My friend and colleague Garance Franke-Ruta turned in her ID badge today, as she heads to the Atlantic. Her tweet about her departure made me reflect back to her arrival, almost exactly three years ago.
Garance’s arrival, in hindsight, marked a turning point for the Post’s print newsroom. Until then, most Posties downtown had little interaction with the Web site, based a few miles away in Arlington. Garance, though, was an online evangelist and played a crucial role in helping persuade a wholly skeptical bunch of ink-stained wretches to, if not love the Web, at least learn to live with it.
The vehicle for this change was The Trail, a new blog that launched in July 2007 to serve as the Post’s compendium of presidential campaign coverage. Until this point, Post blogs tended to originate outside downtown and to be full of sass — Dan Froomkin’s White House Watch and Chris Cillizza’s The Fix were based in Arlington; Sally Quinn and Jon Meacham with On Faith were in Georgetown and New York.
The Trail, however, differed in that it had no singular voice — postings came fromĀ all of the Post’s political writers, who typically maintained a neutral tone — and that it originated on 15th Street.
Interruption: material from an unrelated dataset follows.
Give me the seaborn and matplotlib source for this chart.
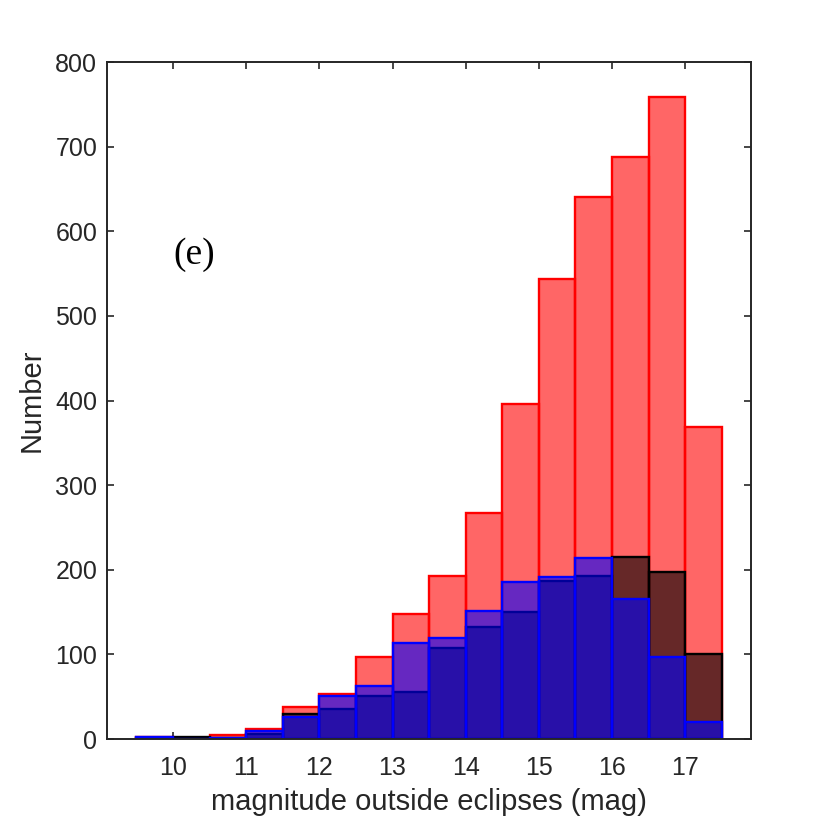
import matplotlib
matplotlib.use("Agg")
import matplotlib.pyplot as plt
import seaborn as sns

# bin edges (mag) and counts per bin
bin_edges = [9.5, 10.0, 10.5, 11.0, 11.5, 12.0, 12.5, 13.0, 13.5, 14.0,
             14.5, 15.0, 15.5, 16.0, 16.5, 17.0, 17.5]
bin_left = bin_edges[:-1]
red_counts = [2, 1, 5, 12, 38, 53, 97, 148, 193, 267, 396, 543, 641, 688, 759, 369]
black_counts = [1, 2, 1, 6, 30, 36, 51, 56, 107, 132, 150, 187, 193, 215, 197, 100]
blue_counts = [2, 0, 1, 10, 26, 51, 63, 113, 119, 151, 185, 192, 214, 165, 97, 20]

x_ticks = [10, 11, 12, 13, 14, 15, 16, 17]
y_ticks = [0, 100, 200, 300, 400, 500, 600, 700, 800]

sns.set_style("ticks")
plt.rcParams['font.family'] = ['Liberation Sans', 'DejaVu Sans']
axis_col = '#262626'

fig = plt.figure(figsize=(8.3, 8.3), dpi=100)
ax = fig.add_axes([0.129, 0.1096, 0.776, 0.8157])

for counts, col in [(red_counts, 'red'), (black_counts, 'black'), (blue_counts, 'blue')]:
    sns.histplot(x=bin_left, weights=counts, bins=bin_edges, color=col, alpha=0.6,
                 edgecolor=col, linewidth=1.7, ax=ax)

ax.set_xlim(9.1, 17.9)
ax.set_ylim(0, 800)
ax.set_xticks(x_ticks)
ax.set_yticks(y_ticks)
ax.set_xlabel('magnitude outside eclipses (mag)', fontsize=21, color=axis_col, labelpad=6)
ax.set_ylabel('Number', fontsize=21, color=axis_col, labelpad=7)

for side in ['top', 'right', 'left', 'bottom']:
    ax.spines[side].set_visible(True)
    ax.spines[side].set_color(axis_col)
    ax.spines[side].set_linewidth(1.4)
ax.tick_params(direction='in', length=5, width=1.2, colors=axis_col,
               labelsize=18, top=True, right=True)
ax.tick_params(axis='x', pad=12)
ax.tick_params(axis='y', pad=7)

ax.text(10.0, 572, '(e)', fontsize=27, family=['Liberation Serif', 'DejaVu Serif'],
        ha='left', va='center', color='black')

fig.savefig('out.png', dpi=100)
It found an audience almost immediately, which created the nice problem of needing someone to oversee the blog’s care and feeding.
Enter Garance. She had good Washington cred (The American Prospect) and web cred (her own blog, thegarance.com). She also had plenty of drive and gumption, qualities that would serve her well in the new job, as she nudged, urged, begged, guilted reporters into filing dispatches. Importantly, her desk was only a few steps from the political reporters’ pod, which kept her from being overlooked or forgotten and enabled her to join in the political chatter of the day — thus becoming more than a noodge.